4. Pengakuan antar Komunikator
Terakhir, yang menjadi tambahan adalah dalam komunikasi itu harus saling memberi pengakuan satu sama lain. Ide ini sebenarnya nggak dari Habermas, melainkan dari muridnya, Axel Honneth. Ia mengatakan sekaligus mengkritik gurunya bahwa komunikasi itu nggak cukup hanya setara antar lawan bicara, melainkan juga mereka harus sama-sama diakui. Honneth menyebutkan sebagai politik rekognisi.
Sederhananya bisa dilihat dalam kasus ketika berlangsung komunikasi antara dosen dan mahasiswa. Misalnya dosennya sudah nggak dominan, sudah enjoy, gaul ala anak muda, bisa dianjak bercanda, rileks, friendly, dan udah enak banget lah intinya bahkan nggak keliatan sebagai dosen, udah seperti teman biasa.
Namun, kalau si dosen ini nggak mengakui salah satu mahasiswanya, maka si mahasiswa yang nggak diakui ini mau berkoar bagaimanapun nggak bakal digubris sama si dosen. Sudah sebaik apapun public speakingnya, sudah sepintar apapun mahasiswanya, kalau nggak diakui, maka ia akan dianggap tiada, akan dianggap kosong begitu saja.

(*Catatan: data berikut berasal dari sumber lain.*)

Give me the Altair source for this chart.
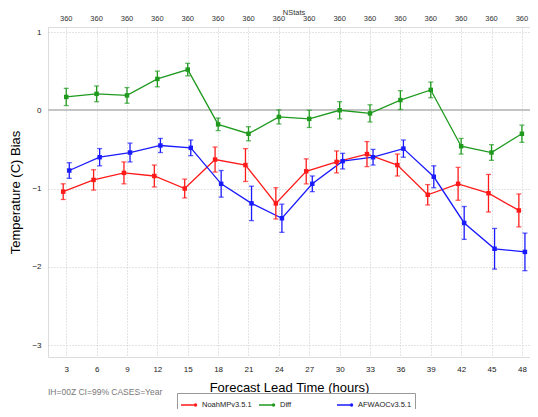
import altair as alt
import pandas as pd

# ---- data ----
hours = [3, 6, 9, 12, 15, 18, 21, 24, 27, 30, 33, 36, 39, 42, 45, 48]
nstats = [360] * 16
series = ["NoahMPv3.5.1", "Diff", "AFWAOCv3.5.1"]
colors = ["#ff1a1a", "#1f9a1f", "#1a1aff"]
offsets = [-0.3, 0.0, 0.3]

noah_mean = [-1.04, -0.89, -0.80, -0.84, -1.00, -0.63, -0.70, -1.19, -0.78, -0.66, -0.56, -0.70, -1.08, -0.94, -1.06, -1.28]
noah_err = [0.10, 0.13, 0.14, 0.14, 0.12, 0.16, 0.21, 0.20, 0.16, 0.14, 0.16, 0.14, 0.13, 0.21, 0.24, 0.21]
diff_mean = [0.17, 0.21, 0.19, 0.40, 0.52, -0.18, -0.30, -0.085, -0.11, 0.0, -0.04, 0.13, 0.26, -0.46, -0.54, -0.30]
diff_err = [0.11, 0.10, 0.10, 0.10, 0.08, 0.08, 0.09, 0.09, 0.11, 0.11, 0.11, 0.12, 0.10, 0.10, 0.10, 0.11]
afwa_mean = [-0.77, -0.60, -0.54, -0.45, -0.48, -0.94, -1.19, -1.38, -0.94, -0.65, -0.60, -0.49, -0.85, -1.44, -1.77, -1.81]
afwa_err = [0.10, 0.11, 0.12, 0.09, 0.10, 0.17, 0.22, 0.18, 0.10, 0.10, 0.10, 0.11, 0.14, 0.21, 0.26, 0.24]

top_title = "NStats"
footnote = "IH=00Z CI=99% CASES=Year"

means = [noah_mean, diff_mean, afwa_mean]
errs = [noah_err, diff_err, afwa_err]
rows = []
for s, off, m, e in zip(series, offsets, means, errs):
    for h, v, d in zip(hours, m, e):
        rows.append({"series": s, "hour": h, "xpos": h + off, "mean": v,
                     "lo": v - d, "hi": v + d})
df = pd.DataFrame(rows)
top_df = pd.DataFrame({"hour": hours, "n": nstats})

FONT = "Liberation Sans"
W, H = 482, 330
xscale = alt.Scale(domain=[1.2, 48.8], nice=False, zero=False)
yscale = alt.Scale(domain=[-3.153, 1.064], nice=False, zero=False)
cscale = alt.Scale(domain=series, range=colors)

xaxis = alt.Axis(values=hours, title="Forecast Lead Time (hours)", ticks=False,
                 domain=False, labelFontSize=8, labelPadding=8, labelColor="#222",
                 labelOverlap=False, labelFlush=False,
                 titleFontSize=13, titleFontWeight="normal", titlePadding=8,
                 titleColor="#000", grid=True, gridDash=[1, 2], gridColor="#c8c8c8")
yaxis = alt.Axis(values=[-3, -2, -1, 0, 1], title="Temperature (C) Bias", ticks=False,
                 domain=False, labelFontSize=8, labelPadding=7, labelColor="#222",
                 labelOverlap=False,
                 titleFontSize=13, titleFontWeight="normal", titlePadding=9,
                 titleColor="#000", grid=True, gridDash=[1, 2], gridColor="#c8c8c8",
                 format="d")

X = alt.X("xpos:Q", scale=xscale, axis=xaxis)
C = alt.Color("series:N", scale=cscale, legend=None)

base = alt.Chart(df)

zero = alt.Chart(top_df).mark_rule(color="#c4c4c4", strokeWidth=1.2).encode(
    y=alt.datum(0, scale=yscale, axis=yaxis)
)

lines = base.mark_line(strokeWidth=1.3).encode(
    x=X,
    y=alt.Y("mean:Q", scale=yscale, axis=yaxis),
    color=alt.Color("series:N", scale=cscale, sort=series,
                    legend=alt.Legend(
                        title=None, orient="none", legendX=129, legendY=366,
                        direction="horizontal", columns=3, gridAlign="all",
                        columnPadding=0, padding=3, strokeColor="#999",
                        fillColor="white", labelFontSize=7.5, labelFont=FONT,
                        labelColor="#222",
                        symbolType="M-1,0L1,0M0.7,0A0.12,0.12 0 1 1 0.94,0A0.12,0.12 0 1 1 0.7,0",
                        symbolSize=256, symbolStrokeWidth=1.5, labelOffset=4)),
    detail="series:N",
)

bars = base.mark_rule(strokeWidth=1.3).encode(
    x=X, y=alt.Y("lo:Q", scale=yscale, axis=yaxis), y2="hi:Q", color=C,
)
caps_lo = base.mark_tick(orient="horizontal", size=5, thickness=1.3).encode(
    x=X, y=alt.Y("lo:Q", scale=yscale, axis=yaxis), color=C,
)
caps_hi = base.mark_tick(orient="horizontal", size=5, thickness=1.3).encode(
    x=X, y=alt.Y("hi:Q", scale=yscale, axis=yaxis), color=C,
)
points = base.mark_square(size=20, opacity=1).encode(
    x=X, y=alt.Y("mean:Q", scale=yscale, axis=yaxis), color=C,
)

top_labels = alt.Chart(top_df).mark_text(fontSize=7.5, font=FONT, color="#333",
                                         baseline="middle").encode(
    x=alt.X("hour:Q", scale=xscale, axis=xaxis),
    y=alt.value(-8),
    text="n:Q",
)

top_name = alt.Chart(pd.DataFrame({"t": [top_title]})).mark_text(
    fontSize=7.5, font=FONT, color="#333", baseline="middle", align="center"
).encode(x=alt.value(246), y=alt.value(-14.5), text="t:N")

note = alt.Chart(pd.DataFrame({"t": [footnote]})).mark_text(
    fontSize=8.5, font=FONT, color="#777", align="left", baseline="middle"
).encode(x=alt.value(0), y=alt.value(365), text="t:N")

chart = alt.layer(zero, lines, bars, caps_lo, caps_hi, points, top_labels, top_name, note).properties(
    width=W, height=H,
    autosize=alt.AutoSizeParams(type="none"),
    padding={"left": 40, "top": 19, "right": 0, "bottom": 52},
).configure_view(stroke="#bbbbbb", strokeWidth=1.2).configure(
    font=FONT, background="white"
).configure_axis(labelFont=FONT, titleFont=FONT)

chart.save("out.html", embed_options={"renderer": "svg", "actions": False})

Inilah yang terjadi mengapa konflik ras di Amerika nggak kunjung selesai, mengapa konflik etnis di Indonesia nggak kunjung usai, karena meskipun mereka sudah dianggap setara, tapi kehadiran mereka nggak dianggap, nggak diakui, sehingga mereka mau koar-koar bagaimanapun ya percuma.
Setelah membaca ini, ternyata komunikasi yang baik itu bukan persoalan tentang seberapa baik public speaking seseorang, melainkan ada kondisi-kondisi sosial yang harus diperhatikan agar komunikasi berjalan dengan baik.